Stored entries
## Begin
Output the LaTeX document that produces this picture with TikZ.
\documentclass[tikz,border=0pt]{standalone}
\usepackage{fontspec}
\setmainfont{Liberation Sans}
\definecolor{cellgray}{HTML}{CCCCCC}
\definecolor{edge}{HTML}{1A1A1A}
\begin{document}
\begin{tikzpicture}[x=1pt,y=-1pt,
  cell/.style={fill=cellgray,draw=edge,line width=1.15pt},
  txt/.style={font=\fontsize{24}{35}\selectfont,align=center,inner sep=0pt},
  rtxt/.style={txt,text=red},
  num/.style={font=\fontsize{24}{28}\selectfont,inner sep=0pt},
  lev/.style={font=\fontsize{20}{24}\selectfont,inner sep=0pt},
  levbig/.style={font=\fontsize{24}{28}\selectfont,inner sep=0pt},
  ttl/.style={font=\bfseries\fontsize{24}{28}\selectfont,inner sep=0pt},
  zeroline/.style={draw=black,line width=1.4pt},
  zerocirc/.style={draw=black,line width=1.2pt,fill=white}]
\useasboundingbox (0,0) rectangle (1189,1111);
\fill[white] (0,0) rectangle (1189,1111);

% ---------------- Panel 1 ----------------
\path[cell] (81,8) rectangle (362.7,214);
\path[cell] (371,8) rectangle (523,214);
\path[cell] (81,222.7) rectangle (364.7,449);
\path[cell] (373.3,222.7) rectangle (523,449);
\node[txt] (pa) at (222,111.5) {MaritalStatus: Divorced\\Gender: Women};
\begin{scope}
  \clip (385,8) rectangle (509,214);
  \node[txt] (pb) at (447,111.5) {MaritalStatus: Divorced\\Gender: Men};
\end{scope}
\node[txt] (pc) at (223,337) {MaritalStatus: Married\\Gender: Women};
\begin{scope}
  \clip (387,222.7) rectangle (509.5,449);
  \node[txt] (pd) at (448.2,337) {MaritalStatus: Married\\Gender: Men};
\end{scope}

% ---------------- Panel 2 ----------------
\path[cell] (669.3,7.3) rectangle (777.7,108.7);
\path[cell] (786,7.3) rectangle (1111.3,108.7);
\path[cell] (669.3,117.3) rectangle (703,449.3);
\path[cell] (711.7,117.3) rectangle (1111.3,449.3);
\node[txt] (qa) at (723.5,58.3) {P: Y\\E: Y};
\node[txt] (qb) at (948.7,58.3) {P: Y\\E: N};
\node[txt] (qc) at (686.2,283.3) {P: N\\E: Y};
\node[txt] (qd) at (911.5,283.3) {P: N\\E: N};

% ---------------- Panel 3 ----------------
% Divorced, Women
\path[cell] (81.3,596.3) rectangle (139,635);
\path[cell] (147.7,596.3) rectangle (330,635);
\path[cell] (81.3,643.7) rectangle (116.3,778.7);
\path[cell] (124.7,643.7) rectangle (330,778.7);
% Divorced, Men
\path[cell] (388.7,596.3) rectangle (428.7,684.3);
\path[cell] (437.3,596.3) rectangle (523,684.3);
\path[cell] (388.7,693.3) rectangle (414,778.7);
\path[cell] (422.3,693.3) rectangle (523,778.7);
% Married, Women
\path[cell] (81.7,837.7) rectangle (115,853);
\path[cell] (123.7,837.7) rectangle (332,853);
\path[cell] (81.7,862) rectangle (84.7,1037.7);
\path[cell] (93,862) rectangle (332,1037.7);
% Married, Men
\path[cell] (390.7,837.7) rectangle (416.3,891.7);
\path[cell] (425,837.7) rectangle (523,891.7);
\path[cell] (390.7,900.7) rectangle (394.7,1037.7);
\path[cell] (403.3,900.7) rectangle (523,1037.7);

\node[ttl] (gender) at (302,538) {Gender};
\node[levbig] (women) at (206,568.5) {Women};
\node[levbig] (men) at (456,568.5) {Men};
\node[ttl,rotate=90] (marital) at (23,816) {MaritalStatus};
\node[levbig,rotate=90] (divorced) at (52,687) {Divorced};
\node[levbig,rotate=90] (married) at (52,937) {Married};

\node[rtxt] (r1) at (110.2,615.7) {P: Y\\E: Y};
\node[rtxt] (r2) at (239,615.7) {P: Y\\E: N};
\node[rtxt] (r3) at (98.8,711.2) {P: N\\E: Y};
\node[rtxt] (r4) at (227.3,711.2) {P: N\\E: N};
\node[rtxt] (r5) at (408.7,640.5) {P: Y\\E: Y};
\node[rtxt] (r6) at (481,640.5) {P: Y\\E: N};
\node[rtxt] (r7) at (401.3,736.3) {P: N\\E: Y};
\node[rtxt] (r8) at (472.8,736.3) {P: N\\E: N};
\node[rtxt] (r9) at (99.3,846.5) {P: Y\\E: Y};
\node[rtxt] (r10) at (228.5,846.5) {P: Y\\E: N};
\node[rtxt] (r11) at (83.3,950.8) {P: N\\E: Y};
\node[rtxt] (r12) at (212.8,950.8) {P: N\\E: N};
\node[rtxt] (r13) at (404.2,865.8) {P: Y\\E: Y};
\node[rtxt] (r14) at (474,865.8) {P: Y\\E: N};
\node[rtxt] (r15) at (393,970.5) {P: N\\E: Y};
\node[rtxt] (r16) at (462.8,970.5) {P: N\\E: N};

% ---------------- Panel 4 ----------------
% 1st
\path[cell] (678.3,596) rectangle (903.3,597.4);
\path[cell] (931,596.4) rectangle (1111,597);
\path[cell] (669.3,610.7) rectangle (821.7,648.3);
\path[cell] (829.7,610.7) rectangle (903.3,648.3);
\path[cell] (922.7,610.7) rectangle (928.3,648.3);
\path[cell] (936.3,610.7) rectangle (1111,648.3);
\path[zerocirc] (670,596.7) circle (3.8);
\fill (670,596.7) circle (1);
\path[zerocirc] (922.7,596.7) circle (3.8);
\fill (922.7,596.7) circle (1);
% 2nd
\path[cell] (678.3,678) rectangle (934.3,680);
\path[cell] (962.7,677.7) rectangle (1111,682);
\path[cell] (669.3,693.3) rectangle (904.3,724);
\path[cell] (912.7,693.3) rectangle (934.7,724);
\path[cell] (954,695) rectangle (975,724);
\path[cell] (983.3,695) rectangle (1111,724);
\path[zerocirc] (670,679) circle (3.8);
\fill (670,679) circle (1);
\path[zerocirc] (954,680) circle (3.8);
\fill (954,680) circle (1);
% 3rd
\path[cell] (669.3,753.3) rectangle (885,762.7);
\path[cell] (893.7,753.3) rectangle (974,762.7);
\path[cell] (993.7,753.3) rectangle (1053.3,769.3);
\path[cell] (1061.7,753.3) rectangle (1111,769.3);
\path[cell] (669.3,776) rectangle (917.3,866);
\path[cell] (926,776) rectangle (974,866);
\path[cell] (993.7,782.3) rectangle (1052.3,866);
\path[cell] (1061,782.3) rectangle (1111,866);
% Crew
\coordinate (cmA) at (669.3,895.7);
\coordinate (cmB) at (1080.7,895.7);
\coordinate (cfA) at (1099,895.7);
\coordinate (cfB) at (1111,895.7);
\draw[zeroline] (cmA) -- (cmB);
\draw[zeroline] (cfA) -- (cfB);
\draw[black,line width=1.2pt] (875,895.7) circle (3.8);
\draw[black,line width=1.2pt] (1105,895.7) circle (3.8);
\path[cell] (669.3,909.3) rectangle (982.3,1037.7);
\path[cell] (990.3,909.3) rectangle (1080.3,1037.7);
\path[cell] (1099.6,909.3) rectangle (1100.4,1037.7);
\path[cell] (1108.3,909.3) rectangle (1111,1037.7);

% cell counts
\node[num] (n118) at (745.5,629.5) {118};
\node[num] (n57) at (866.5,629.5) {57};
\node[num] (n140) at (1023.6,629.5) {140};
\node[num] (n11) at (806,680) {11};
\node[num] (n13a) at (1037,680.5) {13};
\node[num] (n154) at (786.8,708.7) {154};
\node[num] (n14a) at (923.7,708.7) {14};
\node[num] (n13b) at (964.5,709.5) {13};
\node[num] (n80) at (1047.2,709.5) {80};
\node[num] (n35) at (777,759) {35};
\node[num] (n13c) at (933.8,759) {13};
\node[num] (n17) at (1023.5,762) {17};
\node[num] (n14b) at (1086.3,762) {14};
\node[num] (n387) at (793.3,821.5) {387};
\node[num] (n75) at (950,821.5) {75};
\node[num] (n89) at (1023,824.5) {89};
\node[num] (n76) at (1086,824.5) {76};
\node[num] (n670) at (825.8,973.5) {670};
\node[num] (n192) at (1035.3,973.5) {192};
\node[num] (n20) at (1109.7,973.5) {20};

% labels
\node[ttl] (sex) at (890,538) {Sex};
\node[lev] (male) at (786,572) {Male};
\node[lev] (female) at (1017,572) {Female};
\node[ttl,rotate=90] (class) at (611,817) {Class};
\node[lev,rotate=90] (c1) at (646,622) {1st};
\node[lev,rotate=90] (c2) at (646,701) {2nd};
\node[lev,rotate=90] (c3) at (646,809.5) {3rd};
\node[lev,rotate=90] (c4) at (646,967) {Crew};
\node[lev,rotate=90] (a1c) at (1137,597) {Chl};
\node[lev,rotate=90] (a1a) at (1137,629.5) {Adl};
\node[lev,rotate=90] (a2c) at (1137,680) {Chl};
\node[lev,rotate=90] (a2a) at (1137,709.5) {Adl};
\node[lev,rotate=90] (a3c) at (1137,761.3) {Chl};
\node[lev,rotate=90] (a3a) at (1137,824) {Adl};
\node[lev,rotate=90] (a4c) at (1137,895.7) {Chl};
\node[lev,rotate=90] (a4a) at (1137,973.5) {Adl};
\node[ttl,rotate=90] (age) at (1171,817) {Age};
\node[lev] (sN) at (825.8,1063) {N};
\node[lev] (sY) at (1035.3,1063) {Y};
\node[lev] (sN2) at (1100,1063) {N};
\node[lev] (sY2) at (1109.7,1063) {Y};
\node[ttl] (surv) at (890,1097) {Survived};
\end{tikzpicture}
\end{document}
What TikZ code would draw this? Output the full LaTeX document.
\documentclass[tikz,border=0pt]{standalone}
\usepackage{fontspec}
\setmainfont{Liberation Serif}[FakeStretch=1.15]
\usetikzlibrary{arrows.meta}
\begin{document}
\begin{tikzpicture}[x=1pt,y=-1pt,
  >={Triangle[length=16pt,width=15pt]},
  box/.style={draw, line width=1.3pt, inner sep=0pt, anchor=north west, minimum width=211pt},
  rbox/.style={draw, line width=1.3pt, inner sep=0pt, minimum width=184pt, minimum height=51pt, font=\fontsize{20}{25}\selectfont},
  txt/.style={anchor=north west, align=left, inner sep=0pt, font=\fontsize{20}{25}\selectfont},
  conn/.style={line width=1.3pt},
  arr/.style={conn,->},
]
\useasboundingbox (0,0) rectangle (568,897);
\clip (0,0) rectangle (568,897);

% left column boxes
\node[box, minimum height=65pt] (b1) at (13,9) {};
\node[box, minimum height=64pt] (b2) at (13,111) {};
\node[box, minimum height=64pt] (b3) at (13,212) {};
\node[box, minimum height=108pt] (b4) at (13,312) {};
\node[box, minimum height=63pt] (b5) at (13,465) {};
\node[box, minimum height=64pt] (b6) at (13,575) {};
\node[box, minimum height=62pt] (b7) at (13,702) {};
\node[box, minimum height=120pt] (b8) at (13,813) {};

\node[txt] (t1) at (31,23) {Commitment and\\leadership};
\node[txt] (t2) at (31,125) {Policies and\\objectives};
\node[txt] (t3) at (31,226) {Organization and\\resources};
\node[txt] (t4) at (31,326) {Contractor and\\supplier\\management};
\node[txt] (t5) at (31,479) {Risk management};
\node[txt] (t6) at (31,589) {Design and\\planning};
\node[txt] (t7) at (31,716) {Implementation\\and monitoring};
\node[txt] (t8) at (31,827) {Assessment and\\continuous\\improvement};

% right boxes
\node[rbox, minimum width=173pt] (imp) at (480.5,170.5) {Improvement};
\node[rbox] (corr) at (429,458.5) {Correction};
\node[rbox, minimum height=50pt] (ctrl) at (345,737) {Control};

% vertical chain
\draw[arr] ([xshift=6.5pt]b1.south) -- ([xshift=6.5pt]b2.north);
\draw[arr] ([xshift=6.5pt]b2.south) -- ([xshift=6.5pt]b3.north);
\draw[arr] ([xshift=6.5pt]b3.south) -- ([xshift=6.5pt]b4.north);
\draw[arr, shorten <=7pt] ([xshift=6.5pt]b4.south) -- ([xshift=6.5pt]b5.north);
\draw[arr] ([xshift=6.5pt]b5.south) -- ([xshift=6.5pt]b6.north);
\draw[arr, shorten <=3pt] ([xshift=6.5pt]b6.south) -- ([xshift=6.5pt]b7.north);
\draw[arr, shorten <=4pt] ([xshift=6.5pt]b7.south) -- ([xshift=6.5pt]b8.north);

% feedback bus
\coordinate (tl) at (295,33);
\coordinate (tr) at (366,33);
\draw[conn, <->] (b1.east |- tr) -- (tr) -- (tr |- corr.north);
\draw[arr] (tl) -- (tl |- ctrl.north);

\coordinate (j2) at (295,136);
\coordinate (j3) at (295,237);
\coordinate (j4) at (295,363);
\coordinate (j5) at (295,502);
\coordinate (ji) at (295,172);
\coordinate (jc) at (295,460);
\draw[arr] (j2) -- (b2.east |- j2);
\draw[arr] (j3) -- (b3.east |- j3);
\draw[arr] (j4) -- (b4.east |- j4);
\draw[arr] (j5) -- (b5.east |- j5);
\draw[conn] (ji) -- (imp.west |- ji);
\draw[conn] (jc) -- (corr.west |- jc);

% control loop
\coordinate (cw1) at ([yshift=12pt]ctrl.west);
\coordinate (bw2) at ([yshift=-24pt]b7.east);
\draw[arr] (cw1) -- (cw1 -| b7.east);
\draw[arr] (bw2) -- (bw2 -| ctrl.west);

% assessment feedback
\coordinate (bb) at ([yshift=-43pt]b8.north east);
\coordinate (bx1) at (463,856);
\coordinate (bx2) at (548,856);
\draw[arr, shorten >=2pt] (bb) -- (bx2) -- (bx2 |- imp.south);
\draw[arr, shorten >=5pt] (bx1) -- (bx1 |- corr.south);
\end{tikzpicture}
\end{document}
## End
What is needed: Starting at the line that contains "What TikZ code" and ending at the line that contains "(t8) at (31,827)", repeat each line exactly, both ends included, and nothing else.

Correct response:
What TikZ code would draw this? Output the full LaTeX document.
\documentclass[tikz,border=0pt]{standalone}
\usepackage{fontspec}
\setmainfont{Liberation Serif}[FakeStretch=1.15]
\usetikzlibrary{arrows.meta}
\begin{document}
\begin{tikzpicture}[x=1pt,y=-1pt,
  >={Triangle[length=16pt,width=15pt]},
  box/.style={draw, line width=1.3pt, inner sep=0pt, anchor=north west, minimum width=211pt},
  rbox/.style={draw, line width=1.3pt, inner sep=0pt, minimum width=184pt, minimum height=51pt, font=\fontsize{20}{25}\selectfont},
  txt/.style={anchor=north west, align=left, inner sep=0pt, font=\fontsize{20}{25}\selectfont},
  conn/.style={line width=1.3pt},
  arr/.style={conn,->},
]
\useasboundingbox (0,0) rectangle (568,897);
\clip (0,0) rectangle (568,897);

% left column boxes
\node[box, minimum height=65pt] (b1) at (13,9) {};
\node[box, minimum height=64pt] (b2) at (13,111) {};
\node[box, minimum height=64pt] (b3) at (13,212) {};
\node[box, minimum height=108pt] (b4) at (13,312) {};
\node[box, minimum height=63pt] (b5) at (13,465) {};
\node[box, minimum height=64pt] (b6) at (13,575) {};
\node[box, minimum height=62pt] (b7) at (13,702) {};
\node[box, minimum height=120pt] (b8) at (13,813) {};

\node[txt] (t1) at (31,23) {Commitment and\\leadership};
\node[txt] (t2) at (31,125) {Policies and\\objectives};
\node[txt] (t3) at (31,226) {Organization and\\resources};
\node[txt] (t4) at (31,326) {Contractor and\\supplier\\management};
\node[txt] (t5) at (31,479) {Risk management};
\node[txt] (t6) at (31,589) {Design and\\planning};
\node[txt] (t7) at (31,716) {Implementation\\and monitoring};
\node[txt] (t8) at (31,827) {Assessment and\\continuous\\improvement};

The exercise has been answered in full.